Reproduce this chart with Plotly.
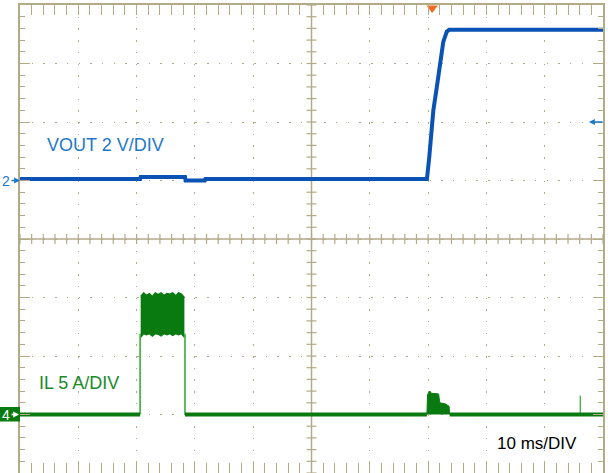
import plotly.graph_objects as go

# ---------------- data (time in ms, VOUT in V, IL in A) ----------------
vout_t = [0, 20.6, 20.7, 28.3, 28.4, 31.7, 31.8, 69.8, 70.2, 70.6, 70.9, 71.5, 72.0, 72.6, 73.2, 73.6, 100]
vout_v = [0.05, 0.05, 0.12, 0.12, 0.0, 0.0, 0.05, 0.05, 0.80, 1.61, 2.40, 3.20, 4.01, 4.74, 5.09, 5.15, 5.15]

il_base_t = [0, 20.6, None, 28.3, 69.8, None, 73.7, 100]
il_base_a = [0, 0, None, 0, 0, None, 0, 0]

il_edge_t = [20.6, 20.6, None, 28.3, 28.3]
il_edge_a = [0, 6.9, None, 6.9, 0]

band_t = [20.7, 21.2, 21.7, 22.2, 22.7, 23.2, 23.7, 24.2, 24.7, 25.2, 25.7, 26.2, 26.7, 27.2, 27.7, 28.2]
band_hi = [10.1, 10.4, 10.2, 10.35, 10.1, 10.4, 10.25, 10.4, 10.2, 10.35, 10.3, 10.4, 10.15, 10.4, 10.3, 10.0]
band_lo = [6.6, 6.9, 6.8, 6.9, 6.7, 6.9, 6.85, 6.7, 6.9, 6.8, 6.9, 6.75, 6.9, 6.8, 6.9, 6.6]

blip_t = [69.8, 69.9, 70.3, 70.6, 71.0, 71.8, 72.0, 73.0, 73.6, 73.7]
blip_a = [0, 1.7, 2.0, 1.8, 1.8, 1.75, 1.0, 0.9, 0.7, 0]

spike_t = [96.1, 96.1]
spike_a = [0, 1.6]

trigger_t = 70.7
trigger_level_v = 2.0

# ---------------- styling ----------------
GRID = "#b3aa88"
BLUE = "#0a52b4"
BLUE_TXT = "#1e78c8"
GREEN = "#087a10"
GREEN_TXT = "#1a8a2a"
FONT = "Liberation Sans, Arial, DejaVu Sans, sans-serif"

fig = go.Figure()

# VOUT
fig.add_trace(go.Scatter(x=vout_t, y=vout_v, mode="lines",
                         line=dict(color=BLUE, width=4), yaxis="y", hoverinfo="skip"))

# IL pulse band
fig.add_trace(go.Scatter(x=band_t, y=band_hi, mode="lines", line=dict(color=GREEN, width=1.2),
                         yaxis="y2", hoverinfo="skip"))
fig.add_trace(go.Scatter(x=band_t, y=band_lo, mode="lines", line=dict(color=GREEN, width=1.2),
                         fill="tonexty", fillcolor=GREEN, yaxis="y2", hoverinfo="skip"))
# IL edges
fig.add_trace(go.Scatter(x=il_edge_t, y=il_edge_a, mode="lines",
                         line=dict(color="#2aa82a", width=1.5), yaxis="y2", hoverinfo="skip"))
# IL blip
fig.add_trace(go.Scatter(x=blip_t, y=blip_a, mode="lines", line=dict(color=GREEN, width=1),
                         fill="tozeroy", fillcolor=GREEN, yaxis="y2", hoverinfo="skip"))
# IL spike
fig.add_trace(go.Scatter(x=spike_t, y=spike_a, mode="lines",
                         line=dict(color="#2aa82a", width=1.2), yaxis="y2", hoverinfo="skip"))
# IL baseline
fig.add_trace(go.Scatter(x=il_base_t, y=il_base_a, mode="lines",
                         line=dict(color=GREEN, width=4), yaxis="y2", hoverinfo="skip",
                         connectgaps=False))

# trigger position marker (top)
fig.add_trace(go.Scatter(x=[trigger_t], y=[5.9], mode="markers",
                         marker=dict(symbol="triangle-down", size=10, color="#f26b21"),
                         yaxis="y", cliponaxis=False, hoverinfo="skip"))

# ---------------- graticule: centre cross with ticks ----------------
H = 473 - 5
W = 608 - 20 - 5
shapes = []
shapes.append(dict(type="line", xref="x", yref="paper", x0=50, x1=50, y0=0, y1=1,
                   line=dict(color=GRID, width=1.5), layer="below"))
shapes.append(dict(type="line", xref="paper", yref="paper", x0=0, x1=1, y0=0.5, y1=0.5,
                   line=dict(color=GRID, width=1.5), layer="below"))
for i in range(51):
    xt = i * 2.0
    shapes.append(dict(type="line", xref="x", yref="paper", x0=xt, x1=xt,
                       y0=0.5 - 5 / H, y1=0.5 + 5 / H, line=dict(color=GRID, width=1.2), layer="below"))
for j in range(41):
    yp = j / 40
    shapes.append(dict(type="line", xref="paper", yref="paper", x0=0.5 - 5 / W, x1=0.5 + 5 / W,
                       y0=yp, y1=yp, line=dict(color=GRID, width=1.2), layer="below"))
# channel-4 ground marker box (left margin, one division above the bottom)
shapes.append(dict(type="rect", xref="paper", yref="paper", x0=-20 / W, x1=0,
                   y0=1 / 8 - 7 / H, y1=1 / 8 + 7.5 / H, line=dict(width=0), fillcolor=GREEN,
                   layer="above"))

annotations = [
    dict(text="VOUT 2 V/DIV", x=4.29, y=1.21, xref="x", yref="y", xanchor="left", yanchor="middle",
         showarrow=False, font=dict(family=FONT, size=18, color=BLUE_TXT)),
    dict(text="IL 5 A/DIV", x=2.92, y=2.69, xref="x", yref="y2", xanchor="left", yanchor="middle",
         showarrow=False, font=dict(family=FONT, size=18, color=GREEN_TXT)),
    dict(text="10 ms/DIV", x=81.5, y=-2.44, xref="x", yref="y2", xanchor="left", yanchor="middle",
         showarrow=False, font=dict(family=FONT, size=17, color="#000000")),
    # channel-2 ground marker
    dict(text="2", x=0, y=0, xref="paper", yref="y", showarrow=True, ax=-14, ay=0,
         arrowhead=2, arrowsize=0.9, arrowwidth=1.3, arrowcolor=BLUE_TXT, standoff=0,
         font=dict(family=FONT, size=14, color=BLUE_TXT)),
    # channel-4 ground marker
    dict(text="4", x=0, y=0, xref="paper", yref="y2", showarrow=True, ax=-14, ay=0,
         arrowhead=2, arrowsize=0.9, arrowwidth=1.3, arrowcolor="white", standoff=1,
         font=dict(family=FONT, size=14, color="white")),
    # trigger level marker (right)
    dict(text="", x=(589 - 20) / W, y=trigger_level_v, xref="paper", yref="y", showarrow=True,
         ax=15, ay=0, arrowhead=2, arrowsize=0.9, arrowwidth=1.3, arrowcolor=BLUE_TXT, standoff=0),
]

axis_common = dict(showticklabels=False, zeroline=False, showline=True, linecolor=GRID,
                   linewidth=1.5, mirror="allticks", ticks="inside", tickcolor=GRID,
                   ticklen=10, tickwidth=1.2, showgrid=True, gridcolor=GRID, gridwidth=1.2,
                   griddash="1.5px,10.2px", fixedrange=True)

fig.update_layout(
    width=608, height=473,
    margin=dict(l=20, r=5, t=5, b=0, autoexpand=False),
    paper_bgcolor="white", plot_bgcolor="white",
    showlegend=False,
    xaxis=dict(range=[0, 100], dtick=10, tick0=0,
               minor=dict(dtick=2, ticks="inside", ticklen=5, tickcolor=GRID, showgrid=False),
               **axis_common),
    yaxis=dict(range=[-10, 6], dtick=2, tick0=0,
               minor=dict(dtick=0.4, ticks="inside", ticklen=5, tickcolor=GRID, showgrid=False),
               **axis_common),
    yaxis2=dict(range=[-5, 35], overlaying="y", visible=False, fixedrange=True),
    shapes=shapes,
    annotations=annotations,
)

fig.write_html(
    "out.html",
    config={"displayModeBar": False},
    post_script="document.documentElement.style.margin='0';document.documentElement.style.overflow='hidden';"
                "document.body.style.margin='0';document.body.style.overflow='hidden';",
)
═══
◆ SET TASK: Return the material line for line, from its beginning to the line that contains "5.09, 5.15, 5.15]", with the pictures left out.

◆ COMPLETE RESPONSE:
Reproduce this chart with Plotly.
import plotly.graph_objects as go

# ---------------- data (time in ms, VOUT in V, IL in A) ----------------
vout_t = [0, 20.6, 20.7, 28.3, 28.4, 31.7, 31.8, 69.8, 70.2, 70.6, 70.9, 71.5, 72.0, 72.6, 73.2, 73.6, 100]
vout_v = [0.05, 0.05, 0.12, 0.12, 0.0, 0.0, 0.05, 0.05, 0.80, 1.61, 2.40, 3.20, 4.01, 4.74, 5.09, 5.15, 5.15]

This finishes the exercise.